Dr. Vajzovic then discussed larger macular holes, which often require ART and AMG. ART has shown promise in promoting anatomic closure, although functional outcomes remain unpredictable.4 She addressed the technical challenges of ART, particularly the difficulty in harvesting the retinal tissue and ensuring proper graft orientation. Despite these challenges, ART can be effective in some cases, particularly when there is no residual ILM. In cases where the hole is too large for ART, she recommends AMG as an alternative.

Dr. Vajzovic’s approach emphasizes an aggressive first-time repair strategy, especially for larger macular holes, with the goal of maximizing anatomic closure and visual recovery.

Finally, Dr. Thompson delivered the 43rd annual Taylor Smith & Victor Curtin lecture on the natural history and treatment of lamellar macular holes and pseudoholes. He began by acknowledging the confusion in the literature surrounding classification. He discussed the publication of a consensus definition that categorized lamellar macular holes and pseudoholes into three distinct types based on OCT findings.5 The classifications include the following:

  • lamellar macular holes, characterized by foveal cavitation with undermined edges;
  • macular pseudoholes, marked by a center-sparing ERM and a steepened foveal profile; and
  • ERM foveoschisis, defined by contractile ERMs and foveoschisis at the Henle fiber layer.

Dr. Thompson emphasized that many lamellar macular holes remain stable and do not require treatment, as visual acuity typically remains stable. However, some patients experience progressive visual acuity loss, necessitating vitrectomy. He reviewed studies that demonstrated postoperative visual improvements in these patients, with VA improvements ranging from 20/63 to 20/43 in one study.6 Dr. Thompson recommended vitrectomy for symptomatic patients with significant vision loss, noting that OCT findings play a crucial role in determining which patients are most likely to benefit from surgery. For foveoschisis cases, sparing the ILM around the fovea and short-term tamponade can reduce macular hole formation. Although surgical outcomes are often positive, visual acuity improvements tend to be modest.

COMPREHENSIVE EDUCATION

These presentations provided a comprehensive exploration of complex macular holes, ERMs, and lamellar macular holes. The speakers emphasized the importance of tailored, patient-specific approaches, using advanced surgical techniques, and careful postoperative management to optimize anatomic and visual outcomes.
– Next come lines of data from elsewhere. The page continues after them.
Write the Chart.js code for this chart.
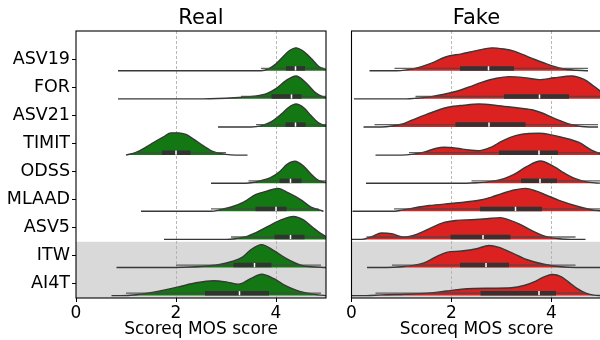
<!DOCTYPE html>
<html>
<head>
<meta charset="utf-8">
<script src="https://cdn.jsdelivr.net/npm/chart.js@4.4.1/dist/chart.umd.min.js"></script>
<style>
    html, body { margin: 0; padding: 0; background: #fff; overflow: hidden; width: 600px; height: 340px; }
    .panel { position: absolute; top: 0; }
</style>
</head>
<body>
<div class="panel" style="left:0px"><canvas id="realCanvas" width="340" height="340"></canvas></div>
<div class="panel" style="left:300px"><canvas id="fakeCanvas" width="310" height="340"></canvas></div>
<script>
// ---------------- Data ---------------------------------------------------
const categories       = [ 'ASV19', 'FOR', 'ASV21', 'TIMIT', 'ODSS', 'MLAAD', 'ASV5', 'ITW', 'AI4T' ] ;
const shadedCategories = [ 'ITW', 'AI4T' ] ;
const xTicks           = [ 0, 2, 4 ] ;
const axisTitle        = 'Scoreq MOS score' ;

// ---- Real : range of the flat line, box plot stats, density knots [x, rel. height]
const realMin   = [ 0.84, 0.84, 2.84, 1.00, 2.70, 1.30, 1.76, 0.81, 0.71 ] ;
const realMax   = [ 5.00, 5.00, 5.00, 3.43, 5.00, 4.95, 5.00, 5.00, 5.00 ] ;
const realWLo   = [ 3.70, 3.30, 3.60, 1.20, 3.45, 2.70, 3.10, 2.00, 1.00 ] ;
const realQ1    = [ 4.20, 3.91, 4.19, 1.72, 4.07, 3.59, 3.97, 3.15, 2.58 ] ;
const realMed   = [ 4.39, 4.31, 4.39, 2.00, 4.29, 4.00, 4.29, 3.57, 3.27 ] ;
const realQ3    = [ 4.58, 4.51, 4.59, 2.29, 4.51, 4.21, 4.57, 3.91, 3.86 ] ;
const realWHi   = [ 4.97, 5.00, 5.00, 3.00, 5.00, 4.85, 5.00, 4.90, 4.90 ] ;
const realDensity = [
    [[3.7,0],[3.85,0.08],[4.0,0.3],[4.1,0.52],[4.25,0.85],[4.4,1],[4.55,0.85],[4.7,0.55],[4.85,0.2],[5.0,0.05]],
    [[2.4,0],[3.0,0.03],[3.4,0.08],[3.8,0.22],[4.0,0.45],[4.2,0.8],[4.4,1],[4.6,0.7],[4.8,0.25],[5.0,0.04]],
    [[3.5,0],[3.7,0.05],[3.9,0.22],[4.1,0.55],[4.25,0.85],[4.4,1],[4.55,0.85],[4.7,0.5],[4.85,0.18],[5.0,0.04]],
    [[1.0,0],[1.2,0.12],[1.4,0.35],[1.55,0.55],[1.75,0.8],[1.9,0.97],[2.05,0.97],[2.2,0.9],[2.35,0.7],[2.55,0.4],[2.75,0.15],[3.0,0.03],[3.2,0]],
    [[3.4,0],[3.6,0.05],[3.75,0.14],[3.9,0.25],[4.07,0.5],[4.22,0.82],[4.38,0.96],[4.55,0.75],[4.7,0.4],[4.85,0.12],[5.0,0.03]],
    [[2.7,0],[2.9,0.08],[3.15,0.22],[3.35,0.4],[3.6,0.74],[3.8,0.87],[4.04,1],[4.25,0.8],[4.5,0.5],[4.7,0.18],[4.9,0.04]],
    [[3.0,0],[3.2,0.04],[3.4,0.12],[3.6,0.3],[3.85,0.58],[4.1,0.85],[4.35,1],[4.55,0.85],[4.75,0.5],[4.9,0.25],[5.0,0.12]],
    [[1.8,0],[2.4,0.03],[2.87,0.13],[3.1,0.25],[3.33,0.45],[3.5,0.78],[3.71,1],[3.95,0.75],[4.2,0.4],[4.5,0.1],[4.8,0.02],[4.95,0]],
    [[0.9,0],[1.2,0.04],[1.55,0.15],[2.05,0.38],[2.4,0.56],[2.75,0.65],[3.0,0.6],[3.25,0.5],[3.5,0.75],[3.71,0.93],[3.95,0.75],[4.15,0.48],[4.4,0.24],[4.6,0.12],[4.85,0.03],[5.0,0]]
] ;

// ---- Fake
const fakeMin   = [ 0.36, 0.05, 0.24, 0.48, 0.29, 0.02, 0.01, 0.31, 0.01 ] ;
const fakeMax   = [ 4.73, 5.00, 4.93, 5.00, 5.00, 5.00, 4.68, 5.00, 5.00 ] ;
const fakeWLo   = [ 0.86, 1.28, 0.46, 1.15, 2.40, 0.85, 0.30, 0.81, 0.48 ] ;
const fakeQ1    = [ 2.17, 3.05, 2.08, 2.95, 3.39, 2.57, 1.98, 2.17, 2.58 ] ;
const fakeMed   = [ 2.74, 3.76, 2.75, 3.75, 3.77, 3.28, 2.63, 2.69, 3.75 ] ;
const fakeQ3    = [ 3.25, 4.35, 3.48, 4.13, 4.11, 3.81, 3.18, 3.15, 4.09 ] ;
const fakeWHi   = [ 4.73, 5.00, 4.93, 5.00, 5.00, 5.00, 4.48, 4.48, 4.68 ] ;
const fakeDensity = [
    [[0.9,0],[1.1,0.04],[1.35,0.15],[1.6,0.33],[1.88,0.6],[2.2,0.74],[2.5,0.88],[2.81,1],[3.05,0.95],[3.25,0.86],[3.6,0.55],[3.9,0.3],[4.2,0.1],[4.5,0.02],[4.7,0]],
    [[1.1,0],[1.3,0.03],[1.6,0.1],[1.85,0.2],[2.08,0.32],[2.35,0.52],[2.6,0.72],[2.9,0.9],[3.15,0.97],[3.45,0.93],[3.75,0.84],[4.05,0.92],[4.4,1],[4.65,0.85],[4.85,0.55],[5.0,0.3]],
    [[0.6,0],[0.8,0.04],[1.0,0.12],[1.21,0.3],[1.5,0.55],[1.93,0.86],[2.25,0.95],[2.55,1],[2.9,0.94],[3.21,0.86],[3.61,0.75],[3.8,0.62],[4.0,0.43],[4.2,0.25],[4.4,0.1],[4.6,0.02],[4.75,0]],
    [[1.0,0],[1.2,0.03],[1.45,0.13],[1.7,0.3],[1.85,0.34],[2.1,0.3],[2.35,0.22],[2.55,0.19],[2.8,0.35],[3.0,0.6],[3.3,0.86],[3.55,0.94],[3.75,0.95],[4.0,0.88],[4.2,0.78],[4.55,0.55],[4.8,0.22],[5.0,0.03]],
    [[2.3,0],[2.5,0.02],[2.8,0.08],[3.05,0.2],[3.25,0.38],[3.5,0.72],[3.78,0.97],[4.05,0.72],[4.25,0.45],[4.45,0.22],[4.7,0.06],[4.9,0.01],[5.0,0]],
    [[0.8,0],[1.0,0.05],[1.25,0.15],[1.55,0.25],[2.08,0.36],[2.55,0.48],[2.8,0.62],[3.0,0.77],[3.25,0.93],[3.48,1],[3.7,0.88],[3.9,0.7],[4.15,0.48],[4.55,0.2],[4.8,0.07],[5.0,0.02]],
    [[0.2,0],[0.4,0.12],[0.6,0.28],[0.8,0.25],[1.05,0.1],[1.3,0.22],[1.55,0.46],[1.85,0.74],[2.1,0.83],[2.4,0.86],[2.7,0.9],[2.98,0.95],[3.15,0.85],[3.35,0.68],[3.6,0.39],[3.9,0.12],[4.2,0.02],[4.4,0]],
    [[0.7,0],[1.0,0.03],[1.2,0.08],[1.45,0.2],[1.7,0.48],[1.9,0.66],[2.2,0.72],[2.5,0.82],[2.75,0.96],[2.95,0.88],[3.2,0.65],[3.5,0.35],[3.85,0.14],[4.2,0.03],[4.5,0]],
    [[0.3,0],[0.6,0.03],[1.2,0.07],[1.6,0.12],[1.9,0.2],[2.2,0.28],[2.45,0.31],[2.8,0.32],[3.2,0.34],[3.45,0.44],[3.65,0.6],[3.85,0.82],[4.02,0.92],[4.2,0.82],[4.35,0.58],[4.5,0.33],[4.7,0.1],[4.85,0.02],[5.0,0]]
] ;

// ---------------- Layout constants (row units) ---------------------------
const BASE_OFFSET  = 0.415 ;   // ridge baseline below the category tick
const RIDGE_HEIGHT = 0.815 ;   // height of a density with rel. height 1
const BOX_LIFT     = 0.085 ;   // box centre above the baseline

const FONT = 'DejaVu Sans' ;

// ---------------- Dataset creation ---------------------------------------
function buildDatasets( density, lows, highs, wLo, q1, med, q3, wHi, fillColor ) {

    var sets = [] ;
    categories.forEach( function( cat, i ) {

        var base  = i + BASE_OFFSET ;
        var knots = density[i] ;
        var pts   = [] ;

        if( lows[i] < knots[0][0] ) {
            pts.push( { x: lows[i], y: base } ) ;
        }
        knots.forEach( function( k ) {
            pts.push( { x: k[0], y: base - k[1] * RIDGE_HEIGHT } ) ;
        } ) ;
        if( highs[i] > knots[knots.length-1][0] ) {
            pts.push( { x: highs[i], y: base } ) ;
        }

        sets.push( {
            name            : cat + '-density',
            data            : pts,
            fill            : { value: base },
            backgroundColor : fillColor,
            borderColor     : '#383838',
            borderWidth     : 1.4,
            pointRadius     : 0,
            tension         : 0.4,
            cubicInterpolationMode : 'monotone',
            order           : 3
        } ) ;

        var boxY = base - BOX_LIFT ;
        sets.push( {
            name        : cat + '-whisker',
            data        : [ { x: wLo[i], y: boxY }, { x: wHi[i], y: boxY } ],
            borderColor : 'rgba(70,70,70,0.85)',
            borderWidth : 1.3,
            pointRadius : 0,
            fill        : false,
            order       : 2
        } ) ;
        sets.push( {
            name           : cat + '-box',
            data           : [ { x: q1[i], y: boxY }, { x: q3[i], y: boxY } ],
            borderColor    : 'rgba(50,50,50,0.95)',
            borderWidth    : 4.5,
            borderCapStyle : 'butt',
            pointRadius    : 0,
            fill           : false,
            order          : 1
        } ) ;
        sets.push( {
            name           : cat + '-median',
            data           : [ { x: med[i], y: boxY + 0.075 }, { x: med[i], y: boxY - 0.075 } ],
            borderColor    : '#ffffff',
            borderWidth    : 1.5,
            borderCapStyle : 'butt',
            pointRadius    : 0,
            fill           : false,
            order          : 0
        } ) ;
    } ) ;
    return sets ;
}

// ---------------- Plugins -------------------------------------------------
var bandPlugin = {
    id : 'band',
    beforeDraw : function( chart ) {
        var area = chart.chartArea ;
        var ys   = chart.scales.y ;
        var idx  = shadedCategories.map( function( c ) { return categories.indexOf( c ) ; } ) ;
        var top  = Math.max( area.top,    ys.getPixelForValue( Math.min.apply( null, idx ) - 0.5 ) ) ;
        var bot  = Math.min( area.bottom, ys.getPixelForValue( Math.max.apply( null, idx ) + 0.5 ) ) ;
        var ctx  = chart.ctx ;
        ctx.save() ;
        ctx.fillStyle = '#d9d9d9' ;
        ctx.fillRect( area.left, top, area.right - area.left, bot - top ) ;
        ctx.restore() ;
    }
} ;

var framePlugin = {
    id : 'frame',
    afterDraw : function( chart, args, opts ) {
        var area = chart.chartArea ;
        var ctx  = chart.ctx ;
        ctx.save() ;
        ctx.strokeStyle = '#000' ;
        ctx.lineWidth = 1.1 ;
        ctx.strokeRect( area.left, area.top, area.right - area.left, area.bottom - area.top ) ;

        ctx.fillStyle = '#000' ;
        ctx.font = '21px "' + FONT + '"' ;
        ctx.textAlign = 'center' ;
        ctx.textBaseline = 'middle' ;
        ctx.fillText( opts.text, ( area.left + area.right ) / 2, 19 ) ;
        ctx.restore() ;
    }
} ;

// ---------------- Graph options -------------------------------------------
function getChartOptions( title, showLabels, yWidth, rightPad ) {

    return {
        responsive : false,
        animation  : false,
        events     : [],
        layout     : { padding: { top: 31, right: rightPad, left: 0, bottom: 0 } },
        plugins    : {
            legend  : { display: false },
            tooltip : { enabled: false },
            frame   : { text: title }
        },
        scales : {
            x : {
                type : 'linear',
                min  : 0,
                max  : 5,
                afterBuildTicks : function( scale ) {
                    scale.ticks = xTicks.map( function( v ) { return { value: v } ; } ) ;
                },
                afterFit : function( scale ) { scale.height = 42 ; },
                ticks : {
                    color   : '#000',
                    padding : 1,
                    maxRotation : 0,
                    font    : { family: FONT, size: 17 }
                },
                grid : {
                    color : function( ctx ) {
                        return ( ctx.tick && ctx.tick.value === 0 ) ? 'rgba(0,0,0,0)' : '#b0b0b0' ;
                    },
                    lineWidth      : 0.9,
                    borderDash     : [ 3, 2 ],
                    tickBorderDash : [],
                    tickColor      : '#000',
                    tickLength     : 4,
                    tickWidth      : 1
                },
                border : { display: false, dash: [ 3, 2 ] },
                title  : {
                    display : true,
                    text    : axisTitle,
                    color   : '#000',
                    padding : 0,
                    font    : { family: FONT, size: 17 }
                }
            },
            y : {
                type    : 'linear',
                reverse : true,
                min     : -1,
                max     : 8.5,
                afterBuildTicks : function( scale ) {
                    scale.ticks = categories.map( function( c, i ) { return { value: i } ; } ) ;
                },
                afterFit : function( scale ) { scale.width = yWidth ; },
                ticks : {
                    display  : showLabels,
                    color    : '#000',
                    padding  : 2,
                    font     : { family: FONT, size: 17.5 },
                    callback : function( v ) { return categories[v] ; }
                },
                grid : {
                    display         : showLabels,
                    drawOnChartArea : false,
                    tickColor       : '#000',
                    tickLength      : 4,
                    tickWidth       : 1
                },
                border : { display: false }
            }
        }
    } ;
}

function drawChart( canvasId, title, datasets, showLabels, yWidth, rightPad ) {
    var canvas = document.getElementById( canvasId ) ;
    return new Chart( canvas, {
        type    : 'line',
        data    : { datasets: datasets },
        options : getChartOptions( title, showLabels, yWidth, rightPad ),
        plugins : [ bandPlugin, framePlugin ]
    } ) ;
}

drawChart( 'realCanvas', 'Real',
           buildDatasets( realDensity, realMin, realMax, realWLo, realQ1, realMed, realQ3, realWHi, '#137813' ),
           true, 76, 14 ) ;

drawChart( 'fakeCanvas', 'Fake',
           buildDatasets( fakeDensity, fakeMin, fakeMax, fakeWLo, fakeQ1, fakeMed, fakeQ3, fakeWHi, '#dc2121' ),
           false, 51.5, 8.5 ) ;
</script>
</body>
</html>
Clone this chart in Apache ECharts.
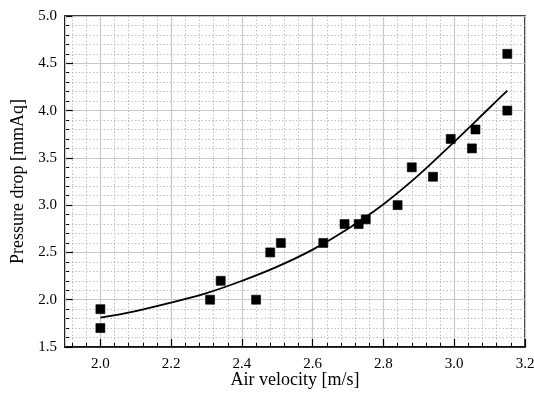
<!DOCTYPE html>
<html>
<head>
<meta charset="utf-8">
<script src="https://cdn.jsdelivr.net/npm/echarts@6/dist/echarts.min.js"></script>
<style>
html,body{margin:0;padding:0;background:#fff;}
#chart{width:534px;height:396px;}
</style>
</head>
<body>
<div id="chart"></div>
<script>
// Measured points
var pointX = [2.00, 2.00, 2.31, 2.34, 2.44, 2.48, 2.51, 2.63, 2.69, 2.73, 2.75, 2.84, 2.88, 2.94, 2.99, 3.05, 3.06, 3.15, 3.15];
var pointY = [1.9, 1.7, 2.0, 2.2, 2.0, 2.5, 2.6, 2.6, 2.8, 2.8, 2.85, 3.0, 3.4, 3.3, 3.7, 3.6, 3.8, 4.0, 4.6];
// Fitted curve
var curveX = [2.0, 2.1, 2.2, 2.3, 2.4, 2.5, 2.6, 2.7, 2.8, 2.9, 3.0, 3.1, 3.15];
var curveY = [1.81, 1.88, 1.97, 2.07, 2.20, 2.35, 2.53, 2.75, 3.01, 3.32, 3.67, 4.03, 4.21];
// Axis settings
var xName = 'Air velocity [m/s]';
var yName = 'Pressure drop [mmAq]';

var FONT = '"Liberation Serif", "Times New Roman", serif';
var chart = echarts.init(document.getElementById('chart'), null, {renderer: 'canvas'});

var scatterData = pointX.map(function (x, i) { return [x, pointY[i]]; });
var curveData = curveX.map(function (x, i) { return [x, curveY[i]]; });

chart.setOption({
  animation: false,
  backgroundColor: '#fff',
  grid: {left: 65, right: 9, top: 16, bottom: 49, containLabel: false, outerBoundsMode: 'none',
    show: true, borderColor: '#000', borderWidth: 1.5, backgroundColor: 'transparent'},
  xAxis: [{
    type: 'value', min: 1.9, max: 3.2, minInterval: 0.2, maxInterval: 0.2,
    name: xName, nameLocation: 'middle', nameGap: 24, nameMoveOverlap: false,
    nameTextStyle: {fontFamily: FONT, fontSize: 18, color: '#000'},
    axisLine: {show: true, lineStyle: {color: '#000', width: 1.5}},
    axisTick: {show: true, inside: true, length: 8, lineStyle: {color: '#000', width: 1.2}},
    axisLabel: {showMinLabel: false, margin: 10, fontFamily: FONT, fontSize: 15, color: '#000',
      formatter: function (v) { return v < 1.95 ? '' : v.toFixed(1); }},
    splitLine: {show: true, lineStyle: {color: '#c8c8c8', width: 1.2}},
    z: 2
  }, {
    type: 'value', min: 1.9, max: 3.2, minInterval: 0.04, maxInterval: 0.04, position: 'bottom',
    axisLine: {show: false},
    axisLabel: {show: false},
    axisTick: {show: true, inside: true, length: 4, lineStyle: {color: '#000', width: 1}},
    splitLine: {show: true, lineStyle: {color: '#b0b0b0', width: 0.8, type: [1.5, 2]}},
    z: 1
  }],
  yAxis: {
    type: 'value', min: 1.5, max: 5.0, interval: 0.5,
    name: yName, nameLocation: 'middle', nameGap: 38, nameMoveOverlap: false,
    nameTextStyle: {fontFamily: FONT, fontSize: 18, color: '#000'},
    axisLine: {show: true, lineStyle: {color: '#000', width: 1.5}},
    axisTick: {show: true, inside: true, length: 8, lineStyle: {color: '#000', width: 1.2}},
    minorTick: {show: true, splitNumber: 5, length: 4, lineStyle: {color: '#000', width: 1}},
    axisLabel: {margin: 8, fontFamily: FONT, fontSize: 15, color: '#000',
      formatter: function (v) { return v.toFixed(1); }},
    splitLine: {show: true, lineStyle: {color: '#c8c8c8', width: 1.2}},
    minorSplitLine: {show: true, lineStyle: {color: '#b0b0b0', width: 0.8, type: [1.5, 2]}}
  },
  series: [{
    type: 'line', data: curveData, xAxisIndex: 0, smooth: 0.4, showSymbol: false, symbol: 'none',
    lineStyle: {color: '#000', width: 1.8}, z: 3
  }, {
    type: 'scatter', data: scatterData, xAxisIndex: 0, symbol: 'rect', symbolSize: 9,
    itemStyle: {color: '#000', borderColor: '#000', borderWidth: 0.6, opacity: 1}, z: 4
  }]
});
</script>
</body>
</html>
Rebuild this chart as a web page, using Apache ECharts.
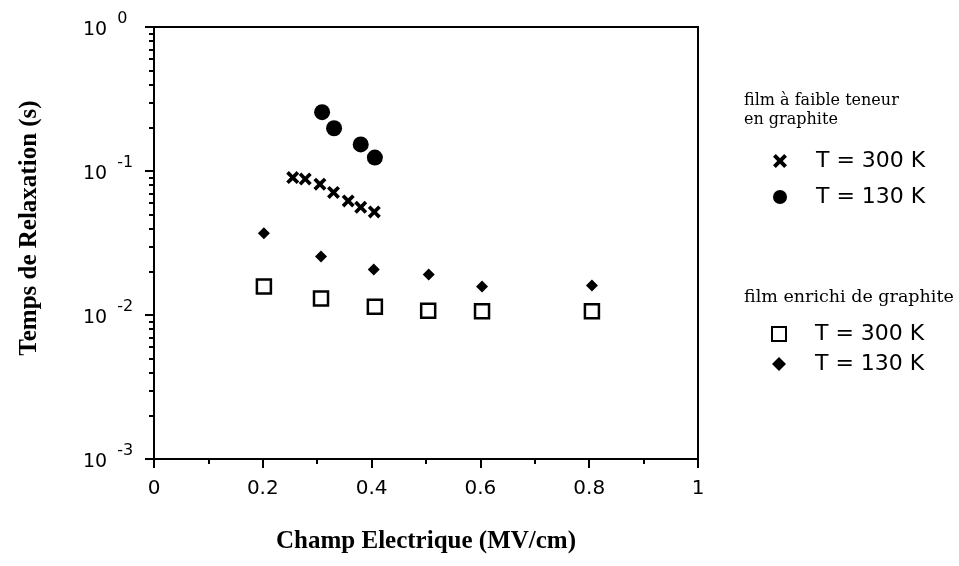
<!DOCTYPE html>
<html>
<head>
<meta charset="utf-8">
<script src="https://cdn.jsdelivr.net/npm/echarts@6/dist/echarts.min.js"></script>
<style>html,body{margin:0;padding:0;background:#fff}#main{width:959px;height:566px}</style>
</head>
<body>
<div id="main"></div>
<script>
// valeurs
var faible300X = [0.255, 0.278, 0.305, 0.33, 0.357, 0.38, 0.405];
var faible300Y = [0.090, 0.088, 0.081, 0.071, 0.062, 0.056, 0.052];
var faible130X = [0.309, 0.331, 0.38, 0.406];
var faible130Y = [0.256, 0.198, 0.153, 0.124];
var enrichi300X = [0.202, 0.307, 0.406, 0.504, 0.603, 0.805];
var enrichi300Y = [0.0158, 0.0130, 0.0114, 0.0107, 0.0106, 0.0106];
var enrichi130X = [0.202, 0.307, 0.404, 0.505, 0.603, 0.805];
var enrichi130Y = [0.0369, 0.0255, 0.0207, 0.0191, 0.0158, 0.0160];

var seriesNames = ['faible300', 'faible130', 'enrichi300', 'enrichi130'];
var legendLabels = { faible300: 'T = 300 K', faible130: 'T = 130 K', enrichi300: 'T = 300 K', enrichi130: 'T = 130 K' };

// graduations secondaires de l'axe log (2..9 x 10^n)
var yMinorTicks = [];
for (var d = -3; d < 0; d++) {
    for (var k = 2; k <= 9; k++) yMinorTicks.push(k * Math.pow(10, d));
}

function pairs(xs, ys) {
    return xs.map(function (x, i) { return [x, ys[i]]; });
}

var crossPath = 'path://M0,2 L2,0 L5,3 L8,0 L10,2 L7,5 L10,8 L8,10 L5,7 L2,10 L0,8 L3,5 Z';
var sans = 'DejaVu Sans';
var serif = 'Liberation Serif';
var black = { color: '#000', opacity: 1 };
var legendText = { fontFamily: sans, fontSize: 22, color: '#000', padding: [0, 0, 0, 24] };

var myChart = echarts.init(document.getElementById('main'));

var option = {
    animation: false,
    backgroundColor: '#fff',
    grid: {
        left: 154, right: 261, top: 27, bottom: 107,
        show: true, borderColor: '#000', borderWidth: 2
    },
    xAxis: {
        type: 'value',
        min: 0, max: 1, interval: 0.2,
        name: 'Champ Electrique (MV/cm)',
        nameLocation: 'middle',
        nameGap: 70,
        nameTextStyle: { fontFamily: serif, fontSize: 25, fontWeight: 'bold', color: '#000' },
        axisLine: { lineStyle: { color: '#000', width: 2 } },
        axisTick: { length: 9, lineStyle: { color: '#000', width: 2 } },
        minorTick: { show: true, splitNumber: 2, length: 5, lineStyle: { color: '#000', width: 2 } },
        splitLine: { show: false },
        axisLabel: { margin: 20, fontFamily: sans, fontSize: 20, color: '#000' }
    },
    yAxis: [{
        type: 'log',
        logBase: 10,
        min: 0.001, max: 1,
        axisLine: { lineStyle: { color: '#000', width: 2 } },
        axisTick: { length: 9, lineStyle: { color: '#000', width: 2 } },
        splitLine: { show: false },
        axisLabel: {
            align: 'left',
            margin: 71,
            formatter: function (v) {
                var e = Math.round(Math.log10(v));
                return '{b|10}{s|' + e + '}';
            },
            rich: {
                b: { fontFamily: sans, fontSize: 19, color: '#000', padding: [6, 10, 0, 0] },
                s: { fontFamily: sans, fontSize: 16, color: '#000', padding: [0, 0, 16, 0] }
            }
        }
    }, {
        type: 'log',
        logBase: 10,
        min: 0.001, max: 1,
        position: 'left',
        axisLine: { show: false },
        axisTick: { show: true, customValues: yMinorTicks, length: 5, lineStyle: { color: '#000', width: 2 } },
        axisLabel: { show: false },
        splitLine: { show: false }
    }],
    legend: [{
        orient: 'vertical',
        left: 768, top: 145,
        itemWidth: 14, itemHeight: 14,
        itemGap: 14,
        textStyle: legendText,
        formatter: function (n) { return legendLabels[n]; },
        data: [
            { name: 'faible300', icon: crossPath },
            { name: 'faible130', icon: 'circle' }
        ]
    }, {
        orient: 'vertical',
        left: 766, top: 318,
        itemWidth: 14, itemHeight: 14,
        itemGap: 8,
        textStyle: legendText,
        formatter: function (n) { return legendLabels[n]; },
        data: [
            { name: 'enrichi300', icon: 'rect' },
            { name: 'enrichi130', icon: 'diamond' }
        ]
    }],
    graphic: [
        {
            type: 'text', x: 30, y: 228, rotation: Math.PI / 2,
            style: {
                text: 'Temps de Relaxation (s)', font: 'bold 25px "Liberation Serif"', fill: '#000',
                align: 'center', verticalAlign: 'middle'
            }
        },
        { type: 'text', left: 744, top: 93, style: { text: 'film à faible teneur', font: '16px "DejaVu Serif"', fill: '#000' } },
        { type: 'text', left: 744, top: 112, style: { text: 'en graphite', font: '16px "DejaVu Serif"', fill: '#000' } },
        { type: 'text', left: 744, top: 288, style: { text: 'film enrichi de graphite', font: '17.5px "DejaVu Serif"', fill: '#000' } }
    ],
    series: [{
        name: seriesNames[0],
        type: 'scatter',
        symbol: crossPath,
        symbolSize: 13,
        itemStyle: black,
        data: pairs(faible300X, faible300Y)
    }, {
        name: seriesNames[1],
        type: 'scatter',
        symbol: 'circle',
        symbolSize: 16,
        itemStyle: black,
        data: pairs(faible130X, faible130Y)
    }, {
        name: seriesNames[2],
        type: 'scatter',
        symbol: 'rect',
        symbolSize: 14,
        itemStyle: { color: '#fff', borderColor: '#000', borderWidth: 2.5, opacity: 1 },
        data: pairs(enrichi300X, enrichi300Y)
    }, {
        name: seriesNames[3],
        type: 'scatter',
        symbol: 'diamond',
        symbolSize: 12,
        itemStyle: black,
        data: pairs(enrichi130X, enrichi130Y)
    }]
};

myChart.setOption(option);
</script>
</body>
</html>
1. Popovic MM, Berinstein JM, Franco J, et al. Epiretinal membrane formation following rhegmatogenous retinal detachment repair: a retrospective cohort study. Ophthalmologica. 2024:1-9.

2. Cakir B, Peacker BL, Zeng R, et al. Extensive endolaser during vitrectomy for primary rhegmatogenous retinal detachment is associated with epiretinal membrane formation. Ophthalmic Surg Lasers Imaging Retina. 2024;55(6):326-333.

3. Starr MR, Ryan EH, Yonekawa Y. Primary retinal detachment outcomes study: summary of reports number 1 to number 18. Curr Opin Ophthalmol. 2023;34(3):211-217.

4. Moysidis SN, Koulisis N, Adrean SD, et al. Autologous retinal transplantation for primary and refractory macular holes and macular hole retinal detachments: the global consortium. Ophthalmology. 2021;128(5):672-685.

5. Hubschman JP, Govetto A, Spaide RF, et al. Optical coherence tomography-based consensus definition for lamellar macular hole. Br J Ophthalmol. 2020;104(12):1741-1747.

6. Chehaibou I, Tadayoni R, Hubschman J-P, et al. natural history and surgical outcomes of lamellar macular holes. Ophthalmol Retina. 2024;8(3):210-222.